> [What you should do] All lines below must be repeated exactly, with the pictures omitted.

══════

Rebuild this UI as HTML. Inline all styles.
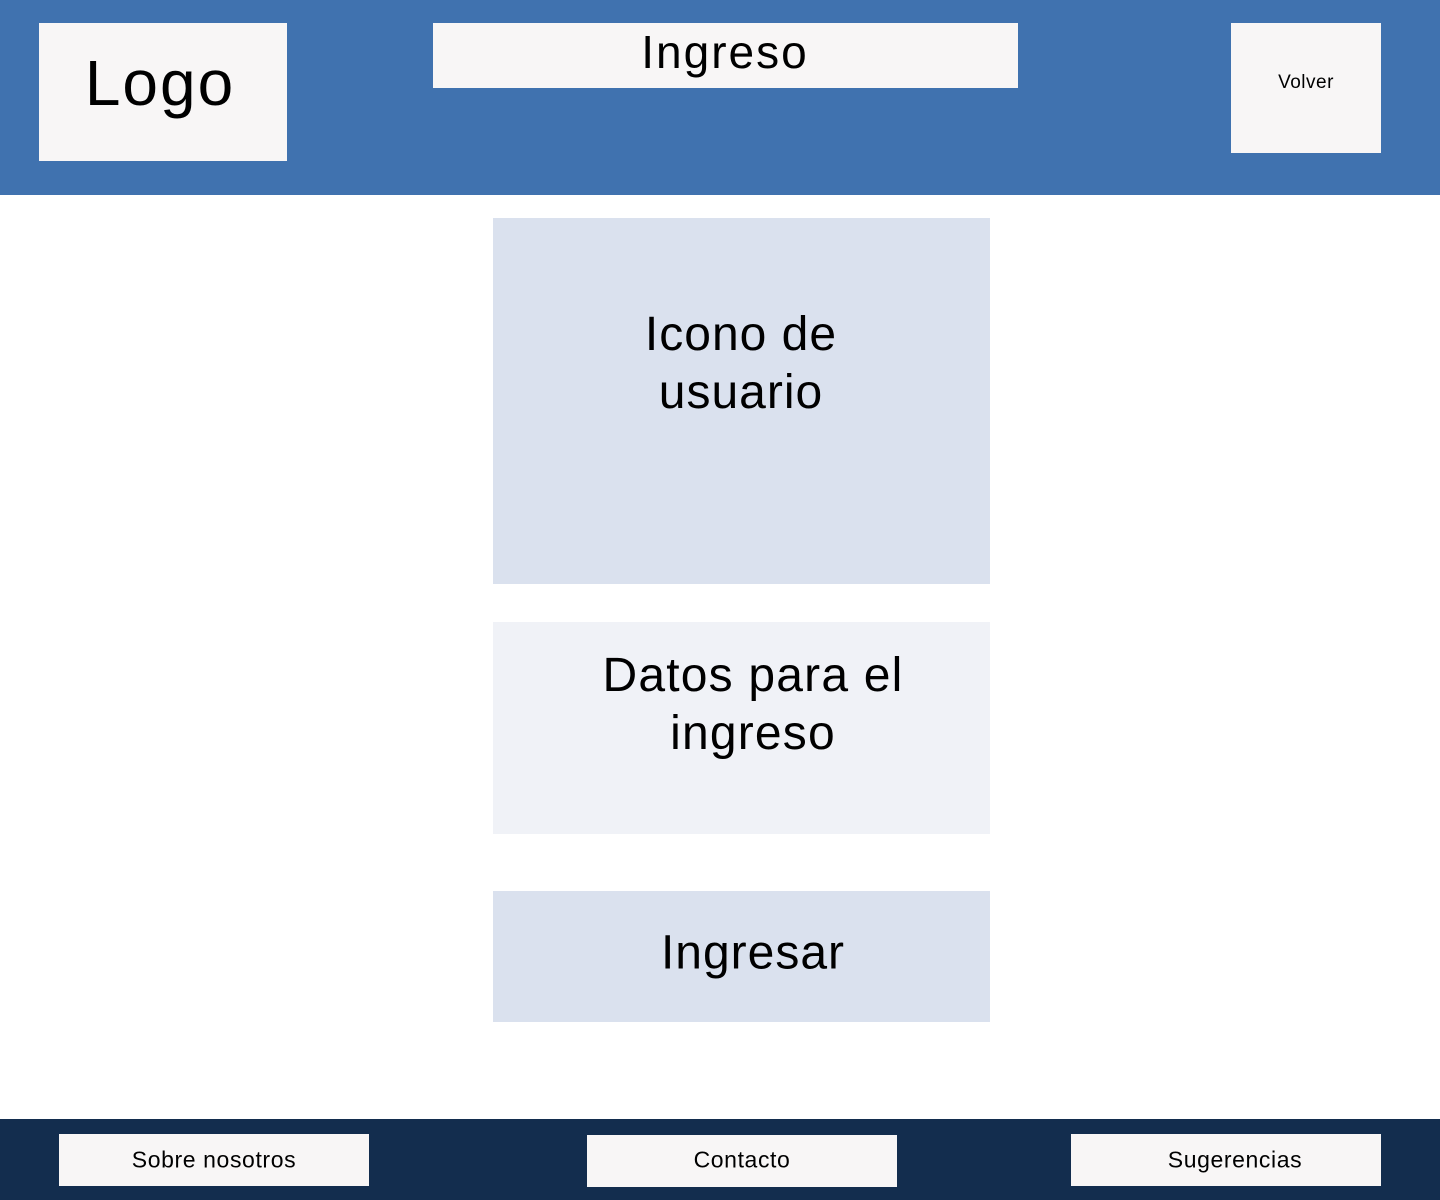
<!DOCTYPE html>
<html><head><meta charset="utf-8"><style>
*{margin:0;padding:0;box-sizing:border-box}
body{width:1440px;height:1200px;position:relative;background:#fff;font-family:"Liberation Sans",sans-serif;color:#000;overflow:hidden}
.a{position:absolute}
.t{position:absolute;white-space:nowrap;transform:translate(-50%,-50%);text-align:center}
.w{background:#F8F6F6}
</style></head><body>
<div class="a" style="left:0;top:0;width:1440px;height:195px;background:#4072AF"></div>
<div class="a w" style="left:39px;top:23px;width:248px;height:138px"></div>
<div class="t" style="left:160px;top:83px;font-size:64px;letter-spacing:2px">Logo</div>
<div class="a w" style="left:433px;top:23px;width:585px;height:65px"></div>
<div class="t" style="left:725px;top:52px;font-size:46px;letter-spacing:2px">Ingreso</div>
<div class="a w" style="left:1231px;top:23px;width:150px;height:130px"></div>
<div class="t" style="left:1306px;top:83px;font-size:19px;letter-spacing:0.5px">Volver</div>

<div class="a" style="left:493px;top:218px;width:497px;height:366px;background:#DAE1EE"></div>
<div class="t" style="left:741px;top:364px;font-size:48px;line-height:58px;letter-spacing:1px">Icono de<br>usuario</div>
<div class="a" style="left:493px;top:622px;width:497px;height:212px;background:#F0F2F7"></div>
<div class="t" style="left:753px;top:705px;font-size:48px;line-height:58px;letter-spacing:1.2px">Datos para el<br>ingreso</div>
<div class="a" style="left:493px;top:891px;width:497px;height:131px;background:#DAE1EE"></div>
<div class="t" style="left:753px;top:953px;font-size:48px;letter-spacing:1px">Ingresar</div>

<div class="a" style="left:0;top:1119px;width:1440px;height:81px;background:#132D4E"></div>
<div class="a w" style="left:59px;top:1134px;width:310px;height:52px"></div>
<div class="t" style="left:214px;top:1160px;font-size:23px;letter-spacing:0.6px">Sobre nosotros</div>
<div class="a w" style="left:587px;top:1135px;width:310px;height:52px"></div>
<div class="t" style="left:742px;top:1160px;font-size:23px;letter-spacing:0.6px">Contacto</div>
<div class="a w" style="left:1071px;top:1134px;width:310px;height:52px"></div>
<div class="t" style="left:1235px;top:1160px;font-size:23px;letter-spacing:0.6px">Sugerencias</div>
</body></html>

══════

> [Result for this exercise]
Rebuild this UI as HTML. Inline all styles.
<!DOCTYPE html>
<html><head><meta charset="utf-8"><style>
*{margin:0;padding:0;box-sizing:border-box}
body{width:1440px;height:1200px;position:relative;background:#fff;font-family:"Liberation Sans",sans-serif;color:#000;overflow:hidden}
.a{position:absolute}
.t{position:absolute;white-space:nowrap;transform:translate(-50%,-50%);text-align:center}
.w{background:#F8F6F6}
</style></head><body>
<div class="a" style="left:0;top:0;width:1440px;height:195px;background:#4072AF"></div>
<div class="a w" style="left:39px;top:23px;width:248px;height:138px"></div>
<div class="t" style="left:160px;top:83px;font-size:64px;letter-spacing:2px">Logo</div>
<div class="a w" style="left:433px;top:23px;width:585px;height:65px"></div>
<div class="t" style="left:725px;top:52px;font-size:46px;letter-spacing:2px">Ingreso</div>
<div class="a w" style="left:1231px;top:23px;width:150px;height:130px"></div>
<div class="t" style="left:1306px;top:83px;font-size:19px;letter-spacing:0.5px">Volver</div>

<div class="a" style="left:493px;top:218px;width:497px;height:366px;background:#DAE1EE"></div>
<div class="t" style="left:741px;top:364px;font-size:48px;line-height:58px;letter-spacing:1px">Icono de<br>usuario</div>
<div class="a" style="left:493px;top:622px;width:497px;height:212px;background:#F0F2F7"></div>
<div class="t" style="left:753px;top:705px;font-size:48px;line-height:58px;letter-spacing:1.2px">Datos para el<br>ingreso</div>
<div class="a" style="left:493px;top:891px;width:497px;height:131px;background:#DAE1EE"></div>
<div class="t" style="left:753px;top:953px;font-size:48px;letter-spacing:1px">Ingresar</div>

<div class="a" style="left:0;top:1119px;width:1440px;height:81px;background:#132D4E"></div>
<div class="a w" style="left:59px;top:1134px;width:310px;height:52px"></div>
<div class="t" style="left:214px;top:1160px;font-size:23px;letter-spacing:0.6px">Sobre nosotros</div>
<div class="a w" style="left:587px;top:1135px;width:310px;height:52px"></div>
<div class="t" style="left:742px;top:1160px;font-size:23px;letter-spacing:0.6px">Contacto</div>
<div class="a w" style="left:1071px;top:1134px;width:310px;height:52px"></div>
<div class="t" style="left:1235px;top:1160px;font-size:23px;letter-spacing:0.6px">Sugerencias</div>
</body></html>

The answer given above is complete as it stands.